Chromebook 101 - Transfer Some Control

If you have read my other Chromebook 101 posts, then you have read how I feel it is important to set up a discipline and expectation structure as well as become proficient in 1 thing (I suggest Google Docs).  My suggestions on creating expectations and knowing google docs are simply to make sure that there is a level of comfort with implementing chromebooks in the classroom.  Often, teachers are more apprehensive about starting to use them and once they begin to see how easy chromebooks are and how seamlessly they can be integrated into current curriculum, they tend to continue to use them and learn new things.

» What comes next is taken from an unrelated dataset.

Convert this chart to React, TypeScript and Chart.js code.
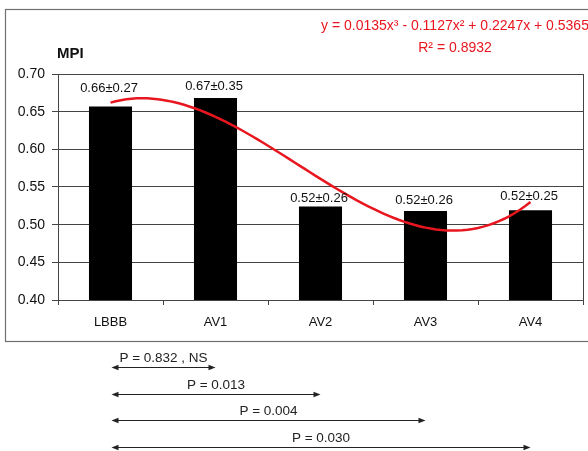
import { useEffect, useRef } from "react";
import { Chart, registerables } from "chart.js";

Chart.register(...registerables);

// Mean MPI per pacing mode
const categories = ["LBBB", "AV1", "AV2", "AV3", "AV4"];
const mpiMeans = [0.657, 0.668, 0.524, 0.518, 0.519];
const meanLabels = ["0.66±0.27", "0.67±0.35", "0.52±0.26", "0.52±0.26", "0.52±0.25"];

// y axis range
const yMin = 0.4;
const yMax = 0.7;
const yStep = 0.05;

// Cubic trendline: coefficients for x³, x², x, constant
const trendCoefficients = [0.0135, -0.1127, 0.2247, 0.5365];
const trendEquation = "y = 0.0135x³ - 0.1127x² + 0.2247x + 0.5365";
const trendR2 = "R² = 0.8932";

// Pairwise comparisons against LBBB (index 0)
const comparisonTargets = [1, 2, 3, 4];
const comparisonLabels = ["P = 0.832 , NS", "P = 0.013", "P = 0.004", "P = 0.030"];

// Lift (px) of each mean label above its bar
const labelLift = [18, 12, 8, 11, 14];

const FONT = "'Liberation Sans', Arial, Helvetica, sans-serif";
const RED = "#e8161e";
const INK = "#111";

function trendPoints() {
  const pts: { x: number; y: number }[] = [];
  const n = 80;
  for (let i = 0; i <= n; i++) {
    const x = 1 + (4 * i) / n;
    const [a, b, c, d] = trendCoefficients;
    pts.push({ x, y: a * x * x * x + b * x * x + c * x + d });
  }
  return pts;
}

function drawArrowHead(ctx: CanvasRenderingContext2D, x: number, y: number, dir: number) {
  ctx.beginPath();
  ctx.moveTo(x, y);
  ctx.lineTo(x - dir * 7, y - 2.8);
  ctx.lineTo(x - dir * 7, y + 2.8);
  ctx.closePath();
  ctx.fill();
}

const decorations = {
  id: "decorations",
  afterDraw(chart: any) {
    const { ctx, chartArea, scales } = chart;
    const xs = scales.x;
    const ys = scales.y;
    ctx.save();

    // outer frame
    ctx.strokeStyle = "#707070";
    ctx.lineWidth = 1.2;
    ctx.strokeRect(5.5, 9.5, 620, 332);

    // right edge of plot area
    ctx.strokeStyle = "#444";
    ctx.lineWidth = 1;
    ctx.beginPath();
    ctx.moveTo(Math.round(chartArea.right) + 0.5, chartArea.top);
    ctx.lineTo(Math.round(chartArea.right) + 0.5, chartArea.bottom + 5);
    ctx.stroke();

    // axis title
    ctx.fillStyle = INK;
    ctx.font = `bold 15px ${FONT}`;
    ctx.textAlign = "left";
    ctx.textBaseline = "middle";
    ctx.fillText("MPI", 57, 54);

    // trendline equation
    ctx.fillStyle = RED;
    ctx.font = `14px ${FONT}`;
    ctx.textAlign = "center";
    ctx.fillText(trendEquation, 455, 26);
    ctx.fillText(trendR2, 455, 48);

    // mean ± SD labels
    ctx.fillStyle = INK;
    ctx.font = `13px ${FONT}`;
    ctx.textBaseline = "middle";
    mpiMeans.forEach((v, i) => {
      const x = xs.getPixelForValue(i);
      const y = ys.getPixelForValue(v) - labelLift[i];
      ctx.fillText(meanLabels[i], x - 1.5, y);
    });

    // comparison arrows below the chart
    ctx.strokeStyle = "#222";
    ctx.fillStyle = "#222";
    ctx.lineWidth = 1;
    ctx.font = `13.5px ${FONT}`;
    const x0 = xs.getPixelForValue(0) + 1;
    comparisonTargets.forEach((t, i) => {
      const x1 = xs.getPixelForValue(t);
      const y = Math.round(chartArea.bottom + 67 + i * 26.5) + 0.5;
      ctx.beginPath();
      ctx.moveTo(x0 + 3, y);
      ctx.lineTo(x1 - 3, y);
      ctx.stroke();
      drawArrowHead(ctx, x0, y, -1);
      drawArrowHead(ctx, x1, y, 1);
      ctx.fillText(comparisonLabels[i], (x0 + x1) / 2, y - 9.5);
    });

    ctx.restore();
  },
};

export default function App() {
  const canvasRef = useRef<HTMLCanvasElement | null>(null);

  useEffect(() => {
    if (!canvasRef.current) return;
    const chart = new Chart(canvasRef.current, {
      type: "bar",
      data: {
        labels: categories,
        datasets: [
          {
            type: "line",
            data: trendPoints() as any,
            xAxisID: "xt",
            borderColor: RED,
            borderWidth: 2.5,
            pointRadius: 0,
            tension: 0,
            fill: false,
            order: 0,
          } as any,
          {
            type: "bar",
            data: mpiMeans,
            backgroundColor: "#000",
            borderWidth: 0,
            grouped: false,
            barPercentage: 0.41,
            categoryPercentage: 1,
            order: 1,
          } as any,
        ],
      },
      options: {
        responsive: false,
        animation: false,
        devicePixelRatio: 1,
        layout: { padding: { left: 0, top: 74, right: 5, bottom: 119 } },
        plugins: {
          legend: { display: false },
          tooltip: { enabled: false },
          title: { display: false },
        },
        scales: {
          x: {
            type: "category",
            offset: true,
            grid: {
              offset: true,
              drawOnChartArea: false,
              drawTicks: true,
              tickLength: 5,
              color: "#444",
            },
            border: { display: true, color: "#444" },
            ticks: {
              color: INK,
              padding: 10,
              font: { family: FONT, size: 13 },
            },
            afterFit: (s: any) => {
              s.height = 32;
            },
          },
          xt: {
            type: "linear",
            display: false,
            offset: false,
            grid: { offset: false },
            min: 0.5,
            max: 5.5,
          },
          y: {
            min: yMin,
            max: yMax,
            grid: {
              color: "#444",
              lineWidth: 1,
              drawTicks: true,
              tickLength: 6,
            },
            border: { display: true, color: "#444" },
            ticks: {
              stepSize: yStep,
              color: INK,
              padding: 7,
              font: { family: FONT, size: 14 },
              callback: (v: any) => Number(v).toFixed(2),
            },
            afterFit: (s: any) => {
              s.width = 58;
            },
          },
        },
      },
      plugins: [decorations],
    });
    return () => chart.destroy();
  }, []);

  return (
    <div style={{ position: "absolute", left: 0, top: 0, width: 588, height: 451, background: "#fff" }}>
      <canvas ref={canvasRef} width={588} height={451} style={{ display: "block" }} />
    </div>
  );
}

This post is equally important for those with fears of using technology with students as well as those who welcome the use of technology in the classroom.  For those who are familiar with the SAMR and TPACK models of technology integration, you know that there are varied levels of integration and varied ideas of best practice integration.  Click on the link to get to know the levels of SAMR.  The lowest levels of technology implementation use technology to enhance learning (substitution and augmentation) whereas the higher levels transform the classroom (modification and redefinition).

It is important to know that computers are hard to break with a misplaced button click.  That being said, let students press buttons, click new things, search and learn.  Give up the choke-hold on the computer.  As long as your expectations are laid out, you can always reel students in with by letting them know when they are not doing what they are supposed to do.  Here are some simple suggestions to get you used to a classroom that lends itself to transformation.

  • Be a Guide.  Just because you know the answer does not mean you have to tell them.  Help students learn to find the answer.  This strategy works great for when you do not know the answer.
  • Are you going to have students type your notes?  Try changing them to collaborative notes (where students work on notes as a group) or enhancement notes (where you give students your notes and while you are talking they reword or add to their own copy to make them more useful and personal).
  • Give options.  Just because you would do something one way does not mean that they would.  Challenge students to be unique with how they word and display information.
  • You do not have to know it all.  If you give students a project, let students know that you can help them in Google Docs, but they are welcome to use Slides, prezi, powtoons, wevideo, etc.  
  • Show students how to find information.  I suggest Google search for technical support.  If you ever need to show them, I suggest "Let me Google That for You" (Google it).